But these difficulties all arise out of the spatial metaphors employed; and these metaphors in their turn do little but illustrate and translate the common method of analysis by concepts: and this method is essentially regulated by the practical needs of action and language.
The philosopher must adopt an attitude entirely inverse; not keep at a distance from things, but listen in a manner to their inward breathing, and, above all, supply the effort of sympathy by which he establishes himself in the object, becomes on intimate terms with it, tunes himself to its rhythm, and, in a word, lives it. There is really nothing mysterious or strange in this.
Consider your daily judgments in matters of art, profession, or sport.
Between knowledge by theory and knowledge by experience, between understanding by external analogy and perception by profound intuition, what difference and divergence there is!
Who has absolute knowledge of a machine, the student who analyses it in mechanical theorems, or the engineer who has lived in comradeship with it, even to sharing the physical sensation of its laboured or easy working, who feels the play of its inner muscles, its likes and dislikes, who notes its movements and the task before it, as the machine itself would do were it conscious, for whom it has become an extension of his own body, a new sensori-motor organ, a group of prearranged gestures and automatic habits?

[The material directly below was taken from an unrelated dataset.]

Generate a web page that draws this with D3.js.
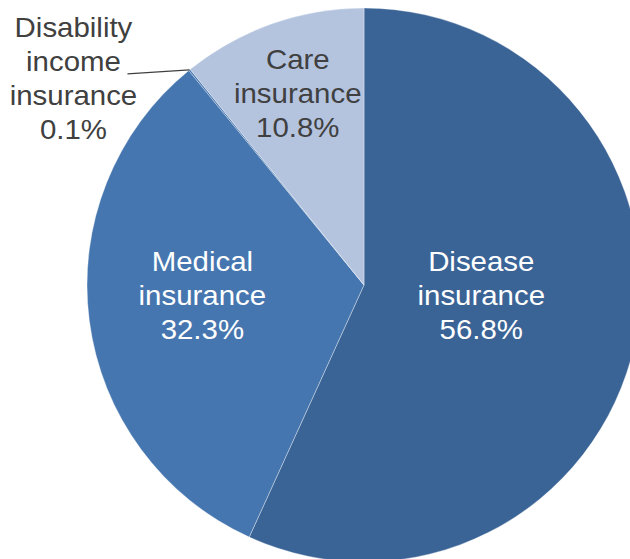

The student's knowledge is more useful to the builder, and I do not wish to claim that we should ever neglect it; but the only true knowledge is that of the engineer. And what I have just said does not concern material objects only. Who has absolute knowledge of religion, he who analyses it in psychology, sociology, history, and metaphysics, or he who, from within, by a living experience, participates in its essence and holds communion with its duration?
But the external nature of the knowledge obtained by conceptual analysis is only its least fault. There are others still more serious.
If concepts actually express what is common, general, unspecific, what should make us feel the need of recasting them when we apply them to a new object?
Does not their ground, their utility, and their interest exactly consist in sparing us this labour?
We regard them as elaborated once for all. They are building-material, ready-hewn blocks, which we have only to bring together. They are atoms, simple elements—a mathematician would say prime factors—capable of associating with infinity, but without undergoing any inner modification in contact with it. They admit linkage; they can be attached externally, but they leave the aggregate as they went into it.